Two hours later, the phone rang. I could see it was Charter Communications, but surprise! Only silence from the other end. I took courage in hand and called them back. After getting a person — navigating the robot was a little more difficult this time — I got a young lady. I explained they had called me and I needed to know why. Eventually, she ascertained that it must have something to do with my appointment with the technician for the day after tomorrow.

I said, yes, indeed. Our phone was only intermittently able to receive calls, which is why we needed the technician. She explained that the technician’s have to call to confirm the appointment, or they won’t come. I took a deep breath and pointed out that the guy who is coming is the telephone technician whose job it is to fix broken phone service. And that there should be notes to that effect in my file.

She averred that this was true. She said she would try to make sure that the technician — THE TELEPHONE REPAIR TECHNICIAN — understood that OUR PHONE ISN’T WORKING PROPERLY and he could not rely on getting telephone call through to us.


“Do you have an alternate phone number?” she asked.

“Not really,” I replied.

“Because he will need to call you.”

“The phone is broken. He’s the phone technician. Don’t you think he should be able to put these two pieces of information together? Wouldn’t that suggest that calling me might not work out?”

“I suppose,” she said, tentatively. I could hear the doubt in her voice. She wasn’t entirely clear on how these separate pieces of information were related.
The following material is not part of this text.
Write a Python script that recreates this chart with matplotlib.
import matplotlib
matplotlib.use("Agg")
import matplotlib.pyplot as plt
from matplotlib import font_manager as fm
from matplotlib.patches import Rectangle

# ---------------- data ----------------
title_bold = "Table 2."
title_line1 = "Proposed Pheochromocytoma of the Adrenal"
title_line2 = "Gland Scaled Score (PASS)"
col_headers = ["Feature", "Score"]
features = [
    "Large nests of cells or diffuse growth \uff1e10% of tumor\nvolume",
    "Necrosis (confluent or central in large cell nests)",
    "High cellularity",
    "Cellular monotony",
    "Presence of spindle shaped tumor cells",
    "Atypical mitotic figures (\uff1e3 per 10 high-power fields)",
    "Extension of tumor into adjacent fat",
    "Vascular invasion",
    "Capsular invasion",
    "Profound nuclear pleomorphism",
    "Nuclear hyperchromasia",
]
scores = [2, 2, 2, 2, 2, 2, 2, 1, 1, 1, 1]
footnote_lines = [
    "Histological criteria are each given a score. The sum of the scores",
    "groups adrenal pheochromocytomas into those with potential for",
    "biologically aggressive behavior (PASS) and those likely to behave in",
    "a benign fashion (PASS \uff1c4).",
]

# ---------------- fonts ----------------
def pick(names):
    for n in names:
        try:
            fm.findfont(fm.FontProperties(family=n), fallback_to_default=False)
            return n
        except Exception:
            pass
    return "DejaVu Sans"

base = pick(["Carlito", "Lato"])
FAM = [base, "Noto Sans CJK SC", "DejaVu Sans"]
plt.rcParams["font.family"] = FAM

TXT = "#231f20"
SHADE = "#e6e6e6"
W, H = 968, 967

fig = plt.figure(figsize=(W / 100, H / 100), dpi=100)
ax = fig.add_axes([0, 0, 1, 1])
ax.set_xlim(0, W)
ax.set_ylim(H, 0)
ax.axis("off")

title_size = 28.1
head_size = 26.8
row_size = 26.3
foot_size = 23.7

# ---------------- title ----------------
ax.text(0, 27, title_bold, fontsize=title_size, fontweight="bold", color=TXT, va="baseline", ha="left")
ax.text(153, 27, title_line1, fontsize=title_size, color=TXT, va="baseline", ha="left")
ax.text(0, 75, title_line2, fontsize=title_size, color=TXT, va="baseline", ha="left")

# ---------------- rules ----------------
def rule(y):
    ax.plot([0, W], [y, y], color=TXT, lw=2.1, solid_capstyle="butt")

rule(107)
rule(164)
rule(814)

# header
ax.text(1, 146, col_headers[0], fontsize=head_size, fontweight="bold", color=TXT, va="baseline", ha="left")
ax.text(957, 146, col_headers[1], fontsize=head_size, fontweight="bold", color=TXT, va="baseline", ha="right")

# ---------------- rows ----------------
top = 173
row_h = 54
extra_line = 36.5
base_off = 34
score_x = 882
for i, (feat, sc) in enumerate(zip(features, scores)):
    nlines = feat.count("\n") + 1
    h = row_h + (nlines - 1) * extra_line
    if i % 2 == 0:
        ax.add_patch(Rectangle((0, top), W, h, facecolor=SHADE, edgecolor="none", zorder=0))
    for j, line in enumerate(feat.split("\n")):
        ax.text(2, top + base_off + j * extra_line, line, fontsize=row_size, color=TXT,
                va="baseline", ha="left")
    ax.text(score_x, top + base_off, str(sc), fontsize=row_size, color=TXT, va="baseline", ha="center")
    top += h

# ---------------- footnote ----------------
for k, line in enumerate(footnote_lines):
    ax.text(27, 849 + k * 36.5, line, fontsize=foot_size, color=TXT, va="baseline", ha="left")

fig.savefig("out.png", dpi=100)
“Seriously, just tell him to come. Don’t call. Just show up. I promise, on my honor, we will be here. I cannot promise the phone will ring, or if it rings, that I will hear anything when I answer it. Because that’s the problem. That’s why he’s coming. That’s what he is supposed to fix.”


And that’s where we left it. Is it me? Am I expecting too much? Shouldn’t the guy coming to fix the phone be able to deduce that there’s a problem — some kind of malfunction — involving the telephone. Their telephone service. Ergo ipso, calling to confirm the appointment might not work out?

Are they putting something in the water? The air? Is this one of the effects of global climate change, the stupidization of humanity?

DO YOU REMEMBER?

WHAT TECHNOLOGY DO I MISS? I DON’T MISS TECHNOLOGY. I MISS CIVILIZATION.

Telephones on which both you and the party to whom you were speaking could hear each other.

Sound tracks on movies where dialogue was louder than background music.

72-Mobile and Regular Phones_07

Silence when you were out and not near a phone. Being out of touch was wonderful — the whole point of vacation.

People walking on the street without things stuck in their ears, paying attention to where they were walking. Saying “hi” and smiling when they passed by.

Conversations which were not constantly interrupted by tweets, dings, beeps, and ringing.

Good manners. “Please” and “thank you” being part of normal human intercourse.

The customer always being right. I’d settle for the customer occasionally being treated with respect.

Complete sentences with words spelled correctly and including punctuation.

Full-service gas stations where they cleaned your windshield.